Work to do —
Take the line containing "Write the Altair code for this chart." as the first line and the line containing "oscale = alt.Scale(domain=series_names, paddingInner=0)" as the last, and output that span verbatim without any images.

Data for this exercise —
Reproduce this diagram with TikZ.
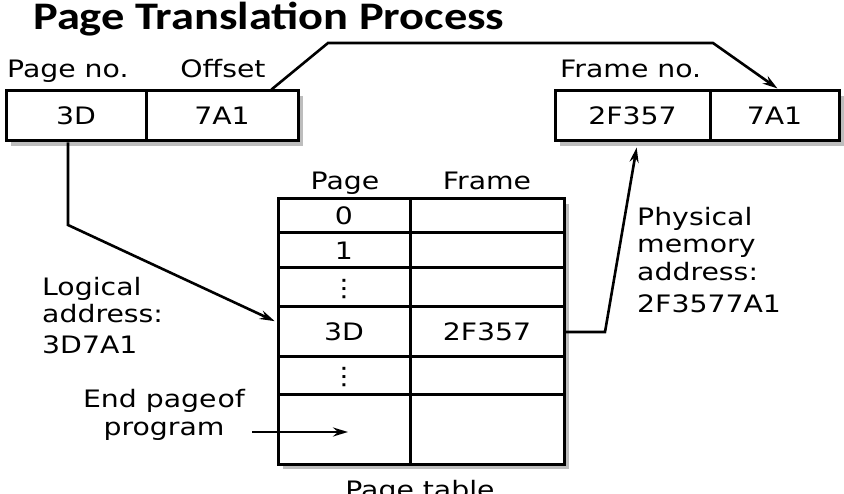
\documentclass[tikz,border=0pt]{standalone}
\usepackage{fontspec}
\setmainfont{DejaVu Sans}[FakeStretch=1.18]
\newfontfamily\titlefont{Carlito}[FakeStretch=1.19]
\usetikzlibrary{arrows.meta,calc}
\definecolor{shadowgray}{HTML}{BDBDBD}
\tikzset{
  txt/.style={inner sep=0pt, font=\fontsize{24}{27}\selectfont},
  cell/.style={draw, fill=white, line width=3pt, inner sep=0pt, text height=17.5pt, text depth=0pt,
    font=\fontsize{24}{27}\selectfont},
  conn/.style={line width=2.6pt, line join=miter},
  arr/.style={conn, -{Stealth[length=15pt, width=9pt, inset=5pt]}},
  shade/.style={fill=shadowgray, draw=none}
}
\begin{document}
\begin{tikzpicture}[x=1pt,y=-1pt]
\useasboundingbox (0,0) rectangle (844,494);
\clip (0,0) rectangle (844,494);
% title
\node[anchor=base west, inner sep=0pt, font=\titlefont\bfseries\fontsize{39}{39}\selectfont] (title) at (33,30) {Page Translation Process};

% shadows
\fill[shade] (11,96) rectangle (303,146);
\fill[shade] (560,96) rectangle (844,146);
\fill[shade] (283,204) rectangle (569,469);

% logical address box
\node[anchor=base west, txt] (lpn) at (7,78) {Page no.};
\node[anchor=base, txt] (loff) at (223,78) {Offset};
\node[cell, minimum width=140pt, minimum height=50pt] (pn) at (76,116) {3D};
\node[cell, minimum width=152pt, minimum height=50pt] (off) at (222,116) {7A1};

% physical address box
\node[anchor=base west, txt] (lfn) at (560,78) {Frame no.};
\node[cell, minimum width=155pt, minimum height=50pt] (fn) at (632.5,116) {2F357};
\node[cell, minimum width=129pt, minimum height=50pt] (fo) at (774.5,116) {7A1};

% page table
\node[anchor=base, txt] (hpg) at (345,190) {Page};
\node[anchor=base, txt] (hfr) at (487,190) {Frame};
\node[cell, minimum width=132pt, minimum height=34pt] (pg0) at (344,216) {0};
\node[cell, minimum width=154pt, minimum height=34pt] (fr0) at (487,216) {};
\node[cell, minimum width=132pt, minimum height=35pt] (pg1) at (344,250.5) {1};
\node[cell, minimum width=154pt, minimum height=35pt] (fr1) at (487,250.5) {};
\node[cell, minimum width=132pt, minimum height=39pt] (pg2) at (344,287.5) {⋮};
\node[cell, minimum width=154pt, minimum height=39pt] (fr2) at (487,287.5) {};
\node[cell, minimum width=132pt, minimum height=50pt] (pg3) at (344,332) {3D};
\node[cell, minimum width=154pt, minimum height=50pt] (fr3) at (487,332) {2F357};
\node[cell, minimum width=132pt, minimum height=38pt] (pg4) at (344,376) {⋮};
\node[cell, minimum width=154pt, minimum height=38pt] (fr4) at (487,376) {};
\node[cell, minimum width=132pt, minimum height=69pt] (pg5) at (344,429.5) {};
\node[cell, minimum width=154pt, minimum height=69pt] (fr5) at (487,429.5) {};
\node[anchor=base, txt] (ptab) at (420,498) {Page table};

% side labels
\node[anchor=north west, txt, align=left] (logl) at (42,277) {Logical\\address:\\[4pt]3D7A1};
\node[anchor=north west, txt, align=left, font=\fontsize{24}{27.5}\selectfont] (phys) at (637,207) {Physical\\memory\\address:\\[5pt]2F3577A1};
\node[anchor=north, txt, align=center, font=\fontsize{24}{28}\selectfont] (endp) at (164,389) {End page\kern1pt of\\program};

% connectors
\coordinate (b1) at (328,43);
\coordinate (b2) at (713,43);
\draw[arr] ([xshift=-28pt]off.north east) -- (b1) -- (b2) -- ([xshift=3pt,yshift=1pt]fo.north);

\coordinate (b3) at (68,225);
\draw[arr, shorten >=2pt] ([xshift=-8pt]pn.south) -- (b3) -- ([yshift=10pt]pg3.west);

\coordinate (b4) at (605,332);
\draw[arr, shorten >=5pt] (fr3.east) -- (b4) -- ([xshift=5pt]fn.south);

\coordinate (ep1) at (252,432);
\coordinate (ep2) at (348,432);
\draw[arr] (ep1) -- (ep2);
\end{tikzpicture}
\end{document}
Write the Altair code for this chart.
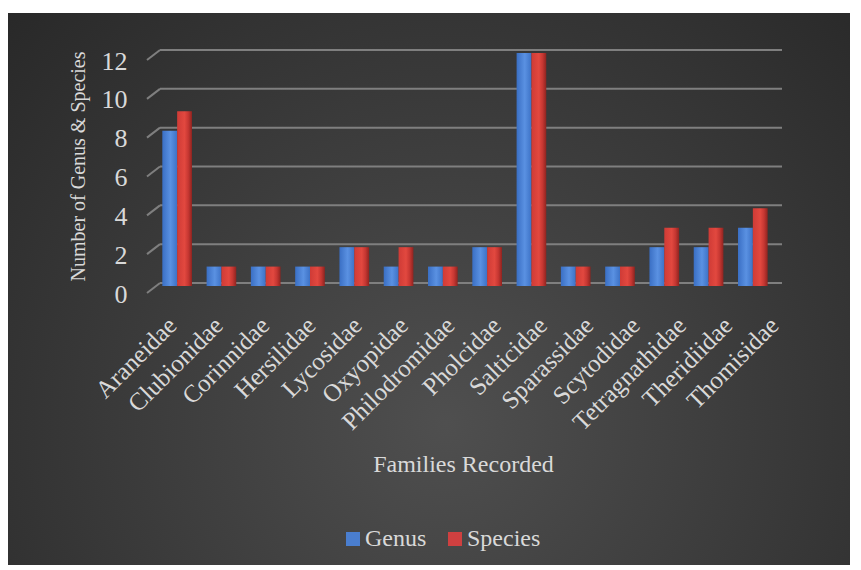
import altair as alt
import pandas as pd

families = ["Araneidae", "Clubionidae", "Corinnidae", "Hersilidae", "Lycosidae",
            "Oxyopidae", "Philodromidae", "Pholcidae", "Salticidae", "Sparassidae",
            "Scytodidae", "Tetragnathidae", "Theridiidae", "Thomisidae"]
genus = [8, 1, 1, 1, 2, 1, 1, 2, 12, 1, 1, 2, 2, 3]
species = [9, 1, 1, 1, 2, 2, 1, 2, 12, 1, 1, 3, 3, 4]
series_names = ["Genus", "Species"]
y_ticks = [0, 2, 4, 6, 8, 10, 12]

legend_colors = ["#4a7ecf", "#cf4040"]

rows = []
for f, g, s in zip(families, genus, species):
    rows.append({"family": f, "series": "Genus", "value": g})
    rows.append({"family": f, "series": "Species", "value": s})
df = pd.DataFrame(rows)
grid_df = pd.DataFrame({"v": y_ticks})
fam_df = pd.DataFrame({"family": families})

W, H = 620, 233
TXT = "#d9d9d9"
GRID = "#7f7f7f"

yscale = alt.Scale(domain=[0, 12], nice=False, zero=True)
xscale = alt.Scale(paddingInner=0.33, paddingOuter=0.165)
# category labels sit on the perspective front edge, which is slightly wider
label_scale = alt.Scale(type="point", range=[21, 623], padding=0)
oscale = alt.Scale(domain=series_names, paddingInner=0)

x_axis = alt.Axis(title="Families Recorded", labelAngle=-45, labelAlign="right",
                  labelBaseline="middle", labelFontSize=25, labelColor=TXT,
                  labelPadding=38, labelOffset=-4, labelOverlap=False,
                  domain=False, ticks=False, grid=False, zindex=2,
                  titleFontSize=24, titleColor=TXT, titleFontWeight="normal",
                  titleX=308, titleY=181, titleAlign="center", titleBaseline="middle")
y_axis = alt.Axis(title="Number of Genus & Species", values=y_ticks,
                  labelFontSize=26, labelColor=TXT, labelPadding=28, labelOffset=11,
                  domain=False, ticks=False, grid=False, zindex=2,
                  titleFontSize=20, titleColor=TXT, titleFontWeight="normal",
                  titleX=-77, titleY=116, titleAngle=270,
                  titleAlign="center", titleBaseline="middle")

bg_gradient = {
    "gradient": "radial",
    "x1": 0.52, "y1": 0.66, "r1": 0,
    "x2": 0.52, "y2": 0.66, "r2": 0.8,
    "stops": [
        {"offset": 0, "color": "#4f4f4f"},
        {"offset": 1, "color": "#242424"},
    ],
}
blue_grad = {
    "gradient": "linear", "x1": 0, "y1": 0, "x2": 1, "y2": 0,
    "stops": [
        {"offset": 0, "color": "#3a6fc4"},
        {"offset": 0.55, "color": "#5a91e2"},
        {"offset": 1, "color": "#3d72c6"},
    ],
}
red_grad = {
    "gradient": "linear", "x1": 0, "y1": 0, "x2": 1, "y2": 0,
    "stops": [
        {"offset": 0, "color": "#cf3b36"},
        {"offset": 0.5, "color": "#e2483f"},
        {"offset": 0.75, "color": "#c63732"},
        {"offset": 1, "color": "#8e2420"},
    ],
}

bg = alt.Chart(pd.DataFrame({"k": [0]})).mark_rect(color=bg_gradient).encode(
    x=alt.value(-147), x2=alt.value(W + 75),
    y=alt.value(-37), y2=alt.value(H + 282),
)

grid = alt.Chart(grid_df).mark_rule(color=GRID, strokeWidth=2).encode(
    y=alt.Y("v:Q", scale=yscale, axis=y_axis),
    x=alt.value(5), x2=alt.value(W + 7),
)

diag = alt.Chart(grid_df).mark_rule(color=GRID, strokeWidth=2, yOffset=10).encode(
    y=alt.Y("v:Q", scale=yscale, axis=y_axis),
    y2=alt.Y2("v:Q"),
    x=alt.value(-8), x2=alt.value(5),
)


def bar_layer(name, grad):
    return alt.Chart(df).transform_filter(alt.datum.series == name).mark_bar(
        color=grad, yOffset=3, y2Offset=6
    ).encode(
        x=alt.X("family:N", sort=families, scale=xscale, axis=None),
        xOffset=alt.XOffset("series:N", sort=series_names, scale=oscale),
        y=alt.Y("value:Q", scale=yscale, axis=y_axis),
    )


genus_bars = bar_layer("Genus", blue_grad)
species_bars = bar_layer("Species", red_grad)

labels = alt.Chart(fam_df).mark_point(opacity=0).encode(
    x=alt.X("family:N", sort=families, scale=label_scale, axis=x_axis),
    y=alt.value(H),
)

legend_src = alt.Chart(df).mark_bar(opacity=0).encode(
    x=alt.X("family:N", sort=families, scale=xscale, axis=None),
    xOffset=alt.XOffset("series:N", sort=series_names, scale=oscale),
    y=alt.Y("value:Q", scale=yscale, axis=y_axis),
    color=alt.Color("series:N",
                    scale=alt.Scale(domain=series_names, range=legend_colors),
                    legend=alt.Legend(orient="none", legendX=186, legendY=477,
                                      direction="horizontal", title=None,
                                      symbolType="square", symbolSize=196,
                                      symbolStrokeWidth=0, symbolOpacity=1,
                                      labelFontSize=24, labelColor=TXT, labelOffset=0,
                                      columnPadding=16, padding=0, zindex=2)),
)

chart = alt.layer(bg, grid, diag, genus_bars, species_bars, legend_src, labels).resolve_scale(
    x="independent"
).properties(
    width=W, height=H,
    autosize=alt.AutoSizeParams(type="none"),
    padding={"left": 155, "top": 50, "right": 86, "bottom": 287},
).configure(background="white", font="Liberation Serif").configure_view(stroke=None)

chart.save("out.html", embed_options={"renderer": "svg", "actions": False})
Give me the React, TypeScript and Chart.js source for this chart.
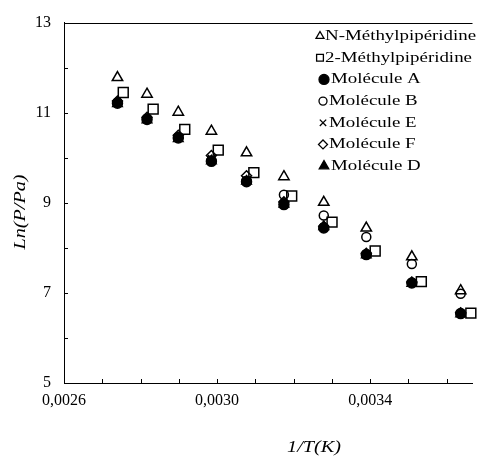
import React, { useEffect, useRef } from 'react';
import { Chart, registerables } from 'chart.js';
import { drawPoint } from 'chart.js/helpers';

Chart.register(...registerables);

// ---- data ----
const seriesNames = [
  'N-Méthylpipéridine',
  '2-Méthylpipéridine',
  'Molécule A',
  'Molécule B',
  'Molécule E',
  'Molécule F',
  'Molécule D',
];

// 1/T (K^-1)
const xMain = [0.0027397, 0.0028169, 0.0028986, 0.0029851, 0.0030769, 0.0031746, 0.0032787, 0.0033898, 0.0035088, 0.0036364];
const xSquare = [0.0027548, 0.0028329, 0.0029155, 0.003003, 0.003096, 0.0031949, 0.0033003, 0.003413, 0.0035336, 0.003663];

const yNMethyl = [11.78, 11.41, 11.01, 10.59, 10.11, 9.58, 9.01, 8.44, 7.8, 7.05];
const y2Methyl = [11.45, 11.08, 10.63, 10.17, 9.67, 9.15, 8.57, 7.93, 7.25, 6.55];
const yMolA = [11.21, 10.85, 10.44, 9.92, 9.47, 8.96, 8.44, 7.85, 7.22, 6.54];
const yMolB = [11.23, 10.87, 10.46, 9.94, 9.49, 9.18, 8.72, 8.24, 7.64, 6.98];
const yMolE = [11.22, 10.86, 10.45, 9.98, 9.5, 8.99, 8.46, 7.86, 7.23, 6.55];
const yMolF = [11.26, 10.9, 10.5, 10.05, 9.6, 9.02, 8.48, 7.88, 7.24, 6.56];
const yMolD = [11.2, 10.84, 10.42, 9.93, 9.48, 8.97, 8.47, 7.84, 7.21, 6.53];

const xTickValues = [0.0026, 0.0027, 0.0028, 0.0029, 0.003, 0.0031, 0.0032, 0.0033, 0.0034, 0.0035, 0.0036];
const xLabelledTicks = [0.0026, 0.003, 0.0034];
const yLabelledTicks = [5, 7, 9, 11, 13];

const X_MIN = 0.0026;
const X_MAX = 0.0036673;
const Y_MIN = 5;
const Y_MAX = 13;

// ---- styles ----
type Sty = { style: string; r: number; filled: boolean; lr: number; lx: number; tx: number; order: number };
const styles: Sty[] = [
  { style: 'triangle', r: 6, filled: false, lr: 4.6, lx: 320, tx: 325, order: 7 },
  { style: 'rect', r: 7, filled: false, lr: 4.8, lx: 320, tx: 325, order: 6 },
  { style: 'circle', r: 5, filled: true, lr: 5, lx: 324, tx: 331, order: 4 },
  { style: 'circle', r: 4.5, filled: false, lr: 4, lx: 323, tx: 329, order: 5 },
  { style: 'crossRot', r: 5, filled: false, lr: 4.5, lx: 323, tx: 329, order: 2 },
  { style: 'rectRot', r: 5, filled: false, lr: 4.5, lx: 323, tx: 329, order: 1 },
  { style: 'triangle', r: 5.5, filled: true, lr: 5.5, lx: 324, tx: 331, order: 3 },
];

const seriesY = [yNMethyl, y2Methyl, yMolA, yMolB, yMolE, yMolF, yMolD];
const seriesX = [xMain, xSquare, xMain, xMain, xMain, xMain, xMain];

const FONT = '"Liberation Serif", "Times New Roman", serif';
const STRETCH = 1.26;

const fmtX = (v: number) => v.toFixed(4).replace('.', ',');

const decorPlugin = {
  id: 'decor',
  afterDraw(chart: any) {
    const { ctx, chartArea: a, scales } = chart;
    const xs = scales.x;
    const ys = scales.y;
    ctx.save();
    ctx.strokeStyle = '#000';
    ctx.lineWidth = 1;
    // top border
    ctx.beginPath();
    ctx.moveTo(a.left, Math.round(a.top) + 0.5);
    ctx.lineTo(a.right, Math.round(a.top) + 0.5);
    ctx.stroke();
    // inward tick marks
    ctx.beginPath();
    for (const v of xTickValues) {
      const px = Math.round(xs.getPixelForValue(v)) + 0.5;
      ctx.moveTo(px, a.bottom);
      ctx.lineTo(px, a.bottom - 4);
    }
    for (let v = Y_MIN; v <= Y_MAX; v++) {
      const py = Math.round(ys.getPixelForValue(v)) + 0.5;
      ctx.moveTo(a.left, py);
      ctx.lineTo(a.left + 4, py);
    }
    ctx.stroke();

    // axis titles
    ctx.fillStyle = '#000';
    ctx.textAlign = 'center';
    ctx.textBaseline = 'middle';
    ctx.font = 'italic 16px ' + FONT;
    ctx.save();
    ctx.translate(314, 448);
    ctx.scale(STRETCH, 1);
    ctx.fillText('1/T(K)', 0, 0);
    ctx.restore();
    ctx.save();
    ctx.translate(21, 212);
    ctx.rotate(-Math.PI / 2);
    ctx.scale(STRETCH, 1);
    ctx.fillText('Ln(P/Pa)', 0, 0);
    ctx.restore();

    // legend
    ctx.font = '15px ' + FONT;
    ctx.textAlign = 'left';
    const top = a.top + 13.5;
    const step = 21.67;
    seriesNames.forEach((name, i) => {
      const s = styles[i];
      const y = top + i * step;
      ctx.fillStyle = s.filled ? '#000' : 'rgba(0,0,0,0)';
      ctx.strokeStyle = '#000';
      ctx.lineWidth = 1.3;
      drawPoint(ctx, { pointStyle: s.style, radius: s.lr, borderWidth: 1.3, rotation: 0 } as any, s.lx, y);
      ctx.fillStyle = '#000';
      ctx.save();
      ctx.translate(s.tx, y);
      ctx.scale(STRETCH, 1);
      ctx.fillText(name, 0, 0);
      ctx.restore();
    });
    ctx.restore();
  },
};

export default function App() {
  const ref = useRef<HTMLCanvasElement | null>(null);
  useEffect(() => {
    if (!ref.current) return;
    const datasets = seriesNames.map((name, i) => {
      const s = styles[i];
      return {
        label: name,
        data: seriesX[i].map((x, j) => ({ x, y: seriesY[i][j] })),
        pointStyle: s.style,
        pointRadius: s.r,
        pointBackgroundColor: s.filled ? '#000' : 'rgba(0,0,0,0)',
        pointBorderColor: '#000',
        pointBorderWidth: 1.5,
        showLine: false,
        order: s.order,
        clip: false as any,
      };
    });
    const chart = new Chart(ref.current, {
      type: 'scatter',
      data: { datasets: datasets as any },
      plugins: [decorPlugin],
      options: {
        responsive: false,
        animation: false,
        events: [],
        layout: { padding: { top: 19, left: 0, right: 0, bottom: 0 } },
        plugins: { legend: { display: false }, tooltip: { enabled: false } },
        scales: {
          x: {
            type: 'linear',
            min: X_MIN,
            max: X_MAX,
            afterBuildTicks: (scale: any) => {
              scale.ticks = xTickValues.map((v) => ({ value: v }));
            },
            afterFit: (scale: any) => {
              scale.height = 73;
            },
            grid: { display: true, drawOnChartArea: false, drawTicks: false },
            border: { display: true, color: '#000', width: 1 },
            ticks: {
              autoSkip: false,
              maxRotation: 0,
              padding: 8,
              color: '#000',
              font: { family: FONT, size: 16 },
              callback: (v: any) => (xLabelledTicks.some((l) => Math.abs(l - Number(v)) < 1e-9) ? fmtX(Number(v)) : ''),
            },
          },
          y: {
            type: 'linear',
            min: Y_MIN,
            max: Y_MAX,
            afterFit: (scale: any) => {
              scale.width = 64;
            },
            grid: { display: true, drawOnChartArea: false, drawTicks: false },
            border: { display: true, color: '#000', width: 1 },
            ticks: {
              stepSize: 1,
              autoSkip: false,
              padding: 13,
              color: '#000',
              font: { family: FONT, size: 16 },
              callback: (v: any) => (yLabelledTicks.includes(Number(v)) ? String(v) : ''),
            },
          },
        },
      },
    });
    return () => chart.destroy();
  }, []);
  return (
    <div style={{ position: 'fixed', left: 0, top: 0, width: 481, height: 456, overflow: 'hidden', background: '#fff' }}>
      <canvas ref={ref} width={481} height={456} style={{ display: 'block' }} />
    </div>
  );
}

The output —
Write the Altair code for this chart.
import altair as alt
import pandas as pd

families = ["Araneidae", "Clubionidae", "Corinnidae", "Hersilidae", "Lycosidae",
            "Oxyopidae", "Philodromidae", "Pholcidae", "Salticidae", "Sparassidae",
            "Scytodidae", "Tetragnathidae", "Theridiidae", "Thomisidae"]
genus = [8, 1, 1, 1, 2, 1, 1, 2, 12, 1, 1, 2, 2, 3]
species = [9, 1, 1, 1, 2, 2, 1, 2, 12, 1, 1, 3, 3, 4]
series_names = ["Genus", "Species"]
y_ticks = [0, 2, 4, 6, 8, 10, 12]

legend_colors = ["#4a7ecf", "#cf4040"]

rows = []
for f, g, s in zip(families, genus, species):
    rows.append({"family": f, "series": "Genus", "value": g})
    rows.append({"family": f, "series": "Species", "value": s})
df = pd.DataFrame(rows)
grid_df = pd.DataFrame({"v": y_ticks})
fam_df = pd.DataFrame({"family": families})

W, H = 620, 233
TXT = "#d9d9d9"
GRID = "#7f7f7f"

yscale = alt.Scale(domain=[0, 12], nice=False, zero=True)
xscale = alt.Scale(paddingInner=0.33, paddingOuter=0.165)
# category labels sit on the perspective front edge, which is slightly wider
label_scale = alt.Scale(type="point", range=[21, 623], padding=0)
oscale = alt.Scale(domain=series_names, paddingInner=0)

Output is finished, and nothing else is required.